You went there to catch up with your friend and maybe have a mid day beer. Let the kids go wild outside while you complain about your mom bods and intend to do nothing about it.
Am I right?
Lets reverse roles here. You are the one hosting a group of women. You are frantically trying to make your house look like Southern Living magazine, when in reality ten minutes before guests arrive you still have a wet towel on your head from your shower that you took five minutes ago and only one eye has mascara because you dropped the tube and now you cannot find it FOR THE LOVE OF GOD.
You put this pressure on yourself to present this life that isn’t real. Tiny people that have tiny fingers that make big messes make your house look like an episode of Hoarders.
In this Season of my life I’m learning to let my guard down. To allow women to see that I am just one big blob of Mom. They can hang out with me and be one big blob of Mom too. I am the blob. Half the time my friends and I just sit in silence because we lack quiet. We nod our heads if we need a refill of wine. Yes, I love you. Yes, I need more liquid.

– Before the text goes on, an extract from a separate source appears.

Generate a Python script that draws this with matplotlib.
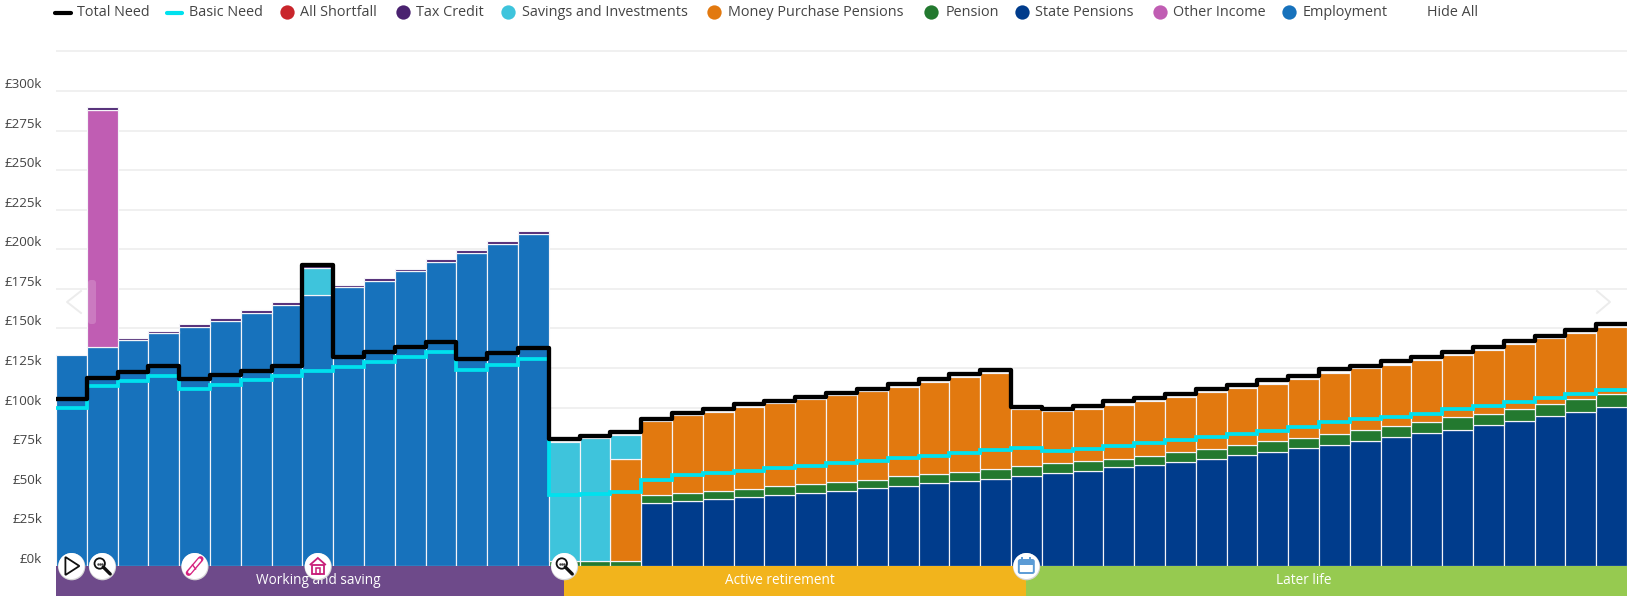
import matplotlib
matplotlib.use("Agg")
import numpy as np
import matplotlib.pyplot as plt
from matplotlib.patches import Rectangle, Circle, Polygon, FancyBboxPatch
from matplotlib.lines import Line2D

plt.rcParams['font.family'] = ['Open Sans', 'DejaVu Sans']

W, H = 1633, 601

employment = [133, 138, 142.5, 147, 151, 155, 160, 165, 171, 176, 180, 186, 192, 197.5, 203.5, 209.5]
other_income = [0, 150]
tax_credit = [0, 1.7, 1.6, 1.6, 1.7, 1.7, 1.7, 1.5, 1.2, 1.7, 1.8, 1.8, 1.8, 1.8, 1.8, 1.8]
savings = [0, 0, 0, 0, 0, 0, 0, 0, 17, 0, 0, 0, 0, 0, 0, 0, 75.3, 77.6, 15.3]
state_pensions = [40, 41, 42.3, 43.8, 44.8, 45.9, 47.2, 49, 50.5, 52.2, 53.5, 55.2, 56.6, 58.5,
                  60.3, 62.3, 64, 65.9, 67.6, 70.3, 72, 74.7, 76.4, 79, 81.2, 83.8, 86.1, 88.9,
                  91.4, 94.6, 97.1, 100.2]
pension = [3, 3, 3, 4.8, 4.9, 4.8, 5, 5.5, 5.6, 6, 5.5, 6.1, 6.1, 6, 6.2, 6.5, 6.5, 6.2,
           5.3, 5.6, 6.1, 6.3, 5.9, 7, 6.1, 6.8, 6.7, 7.2, 7.3, 7.8, 7.3, 8, 7.9, 8.6, 8.5]
money_purchase = [0, 0, 64.4, 46.8, 49.5, 50.4, 51.4, 52.5, 53.8, 54.8, 56.1, 56.7, 58, 59.7, 60.3,
                  36.1, 32.9, 32.9, 34.3, 34.8, 35, 35.8, 36.2, 36.2, 37.1, 39, 39.2, 38.8, 39.2,
                  39.6, 40.5, 40.8, 41.3, 41.5, 42.2]
total_need = [105.5, 119, 122.5, 126, 118, 120.6, 123, 126, 190, 132, 135, 138.3, 141.7, 130.7, 134.5,
              137.6, 80.4, 82.3, 84.4, 92.9, 96.8, 99.4, 102, 104.2, 106.8, 109.5, 112, 115.2, 118,
              121, 123.6, 100.6, 99.4, 101.3, 104, 106.3, 108.8, 111.6, 114.3, 117.3, 119.8, 124.2,
              126.5, 129.3, 132, 135.2, 138.6, 142, 145.5, 149, 152.7]
basic_need = [99.8, 113.5, 116.8, 120, 111.8, 114.5, 117.3, 120, 123, 125.7, 128.7, 131.9, 135, 124,
              127.2, 130.8, 45, 45.3, 46.7, 54.3, 57.3, 58.7, 60, 61.7, 63.4, 64.9, 66.5, 68.2, 69.7,
              71.4, 73, 74.7, 72.8, 74, 76, 77.7, 79.6, 81.4, 83.6, 85.5, 87.6, 91, 92.7, 94.1, 96.2,
              99, 101, 103.7, 106.2, 108.7, 111.4]

tick_values = list(range(0, 325, 25))
tick_labels = [f"£{v}k" for v in tick_values]

phase_names = ["Working and saving", "Active retirement", "Later life"]
phase_starts = [-0.5, 16, 31]
phase_ends = [16, 31, 50.5]
phase_label_x = [8, 23, 40]
event_x = [0, 1, 4, 8, 16, 31]

C_TOTAL = "#000000"
C_BASIC = "#00E1EE"
C_SHORT = "#C9252B"
C_TAX = "#4A2270"
C_SAV = "#3EC4DC"
C_MPP = "#E2790F"
C_PEN = "#23792F"
C_STATE = "#003C8C"
C_OTHER = "#C05DB3"
C_EMP = "#1772BC"
C_TEXT = "#444444"


def padded(values, start=0, n=51):
    out = np.zeros(n)
    out[start:start + len(values)] = values
    return out


n = 51
x = np.arange(n)
layers = [
    (padded(state_pensions, 19), C_STATE),
    (padded(pension, 16), C_PEN),
    (padded(money_purchase, 16), C_MPP),
    (padded(employment), C_EMP),
    (padded(savings), C_SAV),
    (padded(other_income), C_OTHER),
    (padded(tax_credit), C_TAX),
]

fig = plt.figure(figsize=(W / 100, H / 100), dpi=100, facecolor="white")
ax_left, ax_right, ax_top, ax_bottom = 56, 1627, 51.4, 566
ax = fig.add_axes([ax_left / W, 1 - ax_bottom / H, (ax_right - ax_left) / W, (ax_bottom - ax_top) / H])
ax.set_xlim(-0.5, 50.5)
ax.set_ylim(0, 325)
for s in ax.spines.values():
    s.set_visible(False)
ax.set_xticks([])
ax.set_yticks(tick_values)
ax.set_yticklabels(tick_labels, fontsize=9.6, color=C_TEXT)
ax.tick_params(axis="y", length=0, pad=10)
for lbl in ax.get_yticklabels():
    lbl.set_verticalalignment("bottom")
ax.set_axisbelow(True)
ax.yaxis.grid(True, color="#ececec", lw=1.1)
ax.hlines(325, -0.5, 50.5, color="#ececec", lw=1.1, zorder=0, clip_on=False)

# stacked income bars
bottom = np.zeros(n)
for values, colour in layers:
    mask = values > 0
    ax.bar(x[mask], values[mask], width=1.0, bottom=bottom[mask], color=colour,
           edgecolor="#f4f4f8", linewidth=0.85, zorder=2)
    bottom += values

# need lines, stepped over the full width of each bar
edges = np.arange(n + 1) - 0.5
ax.plot(edges, list(basic_need) + [basic_need[-1]], drawstyle="steps-post", color=C_BASIC,
        lw=2.7, zorder=3, solid_joinstyle="miter", solid_capstyle="butt")
ax.plot(edges, list(total_need) + [total_need[-1]], drawstyle="steps-post", color=C_TOTAL,
        lw=3.1, zorder=4, solid_joinstyle="round", solid_capstyle="butt")

# life-phase band under the axis
band_h = 30 / (ax_bottom - ax_top)
for name, a, b, lx, colour in zip(phase_names, phase_starts, phase_ends, phase_label_x,
                                  ["#6E4A8A", "#F2B41C", "#96CA50"]):
    ax.add_patch(Rectangle((a, -band_h), b - a, band_h, transform=ax.get_xaxis_transform(),
                           facecolor=colour, edgecolor="none", clip_on=False, zorder=5))
    ax.text(lx, -band_h / 2, name, transform=ax.get_xaxis_transform(), ha="center", va="center",
            color="white", fontsize=9.8, zorder=6, clip_on=False)

# overlay in pixel coordinates for legend, carousel hints and event badges
ov = fig.add_axes([0, 0, 1, 1], facecolor="none")
ov.set_xlim(0, W)
ov.set_ylim(H, 0)
ov.axis("off")

legend_y = 12.5
k = 1633 / 1568
for lx, tx, colour, label in [
    (53, 74, C_TOTAL, "Total Need"),
    (160, 181, C_BASIC, "Basic Need"),
]:
    ov.add_line(Line2D([lx * k, (lx + 15) * k], [legend_y, legend_y], color=colour, lw=3,
                       solid_capstyle="round"))
    ov.text(tx * k, legend_y, label, va="center", ha="left", fontsize=10.4, color=C_TEXT)
for cx, tx, colour, label in [
    (276, 288, C_SHORT, "All Shortfall"),
    (387, 399, C_TAX, "Tax Credit"),
    (488, 501, C_SAV, "Savings and Investments"),
    (686, 699, C_MPP, "Money Purchase Pensions"),
    (894, 908, C_PEN, "Pension"),
    (981, 994, C_STATE, "State Pensions"),
    (1114, 1126, C_OTHER, "Other Income"),
    (1238, 1251, C_EMP, "Employment"),
]:
    ov.plot([cx * k], [legend_y - 0.5], "o", ms=10.3, color=colour, mec="none")
    ov.text(tx * k, legend_y, label, va="center", ha="left", fontsize=10.4, color=C_TEXT)
ov.text(1370 * k, legend_y, "Hide All", va="center", ha="left", fontsize=10.4, color=C_TEXT)

# carousel arrows and handle
ov.plot([81, 67, 81], [291, 302, 313], color="#ececec", lw=1.4)
ov.plot([1597, 1610, 1597], [291, 302, 313], color="#ececec", lw=1.4)
ov.add_patch(FancyBboxPatch((88, 280), 8, 44, boxstyle="round,pad=0,rounding_size=3",
                            facecolor="white", edgecolor="none", alpha=0.18))


def magnifier(cx, cy):
    ov.add_patch(Circle((cx - 2.5, cy - 2.5), 5.2, facecolor="white", edgecolor="#111111", lw=1.3))
    ov.plot([cx + 1, cx + 8], [cy + 1, cy + 8], color="#111111", lw=2.4, solid_capstyle="round")
    ov.plot([cx - 4.5, cx - 2.5, cx - 0.5], [cy - 2.5] * 3, ".", ms=1.5, color="#444444")


def play(cx, cy):
    ov.add_patch(Polygon([(cx - 6, cy - 9), (cx + 8, cy), (cx - 6, cy + 9)], closed=True,
                         facecolor="white", edgecolor="#111111", lw=1.3))


def diploma(cx, cy):
    ov.plot([cx - 6, cx + 6], [cy + 7, cy - 7], color="#D6237F", lw=4.2, solid_capstyle="round")
    ov.plot([cx - 5, cx + 5], [cy + 6, cy - 6], color="white", lw=2.2, solid_capstyle="round")
    ov.plot([cx - 2, cx + 1], [cy - 1, cy + 3], color="#D6237F", lw=1)


def house(cx, cy):
    ov.add_patch(Polygon([(cx - 8, cy - 1), (cx, cy - 8), (cx + 8, cy - 1)], closed=False,
                         fill=False, edgecolor="#C81E78", lw=1.3))
    ov.add_patch(Rectangle((cx - 6, cy - 1), 12, 9, fill=False, edgecolor="#C81E78", lw=1.3))
    ov.add_patch(Rectangle((cx - 2, cy + 2), 4, 6, fill=False, edgecolor="#C81E78", lw=1.1))


def calendar(cx, cy):
    ov.add_patch(FancyBboxPatch((cx - 7.5, cy - 6), 15, 13, boxstyle="round,pad=0,rounding_size=1.5",
                                facecolor="white", edgecolor="#5B9BD5", lw=1.4))
    ov.add_patch(Rectangle((cx - 7.5, cy - 6), 15, 4.5, facecolor="#5B9BD5", edgecolor="none"))
    ov.plot([cx - 4, cx - 4], [cy - 8.5, cy - 4], color="#5B9BD5", lw=1.4)
    ov.plot([cx + 4, cx + 4], [cy - 8.5, cy - 4], color="#5B9BD5", lw=1.4)


glyphs = [play, magnifier, diploma, house, magnifier, calendar]
fig.canvas.draw()
for ex, glyph in zip(event_x, glyphs):
    px, py = ax.transData.transform((ex, 0))
    cx, cy = px, H - py
    ov.add_patch(Circle((cx + 0.3, cy + 0.7), 13.6, facecolor="#d6d6d6", edgecolor="none"))
    ov.add_patch(Circle((cx, cy), 13, facecolor="white", edgecolor="none"))
    glyph(cx, cy)

fig.savefig("out.png", dpi=100)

There is a part of us as women that takes pride in a clean home, I know I do. When my house is a huge mess it makes my day even more stressful, so I tend to clean more often that I have in the past. This isn’t what I am talking about.
I’m talking about stressing ourselves out trying to make our homes spotless before having a guest over. Guess what? That friend, if she is a true one will feel more at home sitting on your mountain of clean laundry sipping her lukewarm coffee, than she would in a museum of clean diapers and perfect throw pillows. Maybe she would even help you fold while you cried about how your baby hates to sleep. Or hates you. Whichever.
I walked into a friends house the other day with all four of my kids in tow. They were in rare form after school. They were hangry. I was just angry my birth control didn’t work. I was hot and lacking laughter, so I knew I was at the right place at the right time. This friend makes me keel over with belly laughs that I someday hope to receive abs as a gift from. They keep trying to resurface but I keep eating cheese.
I watched as she vacuumed up spilled snacks on the floor and I remember thinking to myself:
” Oh my gah. Just leave them , my baby will just crawl right over and clean those up. Don’t be so hard on my friend. She’s great.”
And so I said it outloud, and so the babies did eat them off the floor. Because they are both fourth children. They do everything for themselves. Just the other day I passed her 14 month old on Main street. It looked like he had picked up an Uber job on the side. Someone has to pay for College around here. Fourth kids just take the wheel. Pun intended.
Until my friend couldn’t take it anymore and started cleaning up again. I watched her spray cleaner onto the coffee table and clean up leftover whatever.
I thought to myself again, hey be easy on my friend there.
She’s a fantastic Mom. She strives to love everyone she comes in contact with. She’s a fighter, in a righteous way. She fights to keep her marriage Godly and her children in check. Her relationship with Jesus first. She’s an encourager. A giver of all things , big and small. She can see what I cannot when I walk into a room. She can see a need and meet it to the best of her abilities. She can make you feel seen and heard and give you one of the best hugs on earth. She’s my friend.
She’s more than her perfectly scrubbed kitchen table or her home cooked meals.
I love her for her, not for her clean house or her perfect life.
These are things we place on ourselves that no one gives a s#%^ about.
I think these are things we forget when we are awaiting our guests in our home. We forget that they are aware we are Mothers too. Our lives and busy from sun up to sun down and in between. We are tired, constantly. We all strive to do our best and sometimes that means leaving those dirty dishes in the sink to pick up your toddler and dance in the kitchen.
They came for the chats and laughter, not for your bleached sinks.
Next time you are hard on yourself for the way your house looks or the roots that are six inches overdue for color, tell yourself :
” Hey. Don’t talk about my friend like that. She’s more than those things. She’s awesome.”
And while you’re at it , tell yourself too.
” Hey. Don’t talk about me like that. I’m trying.”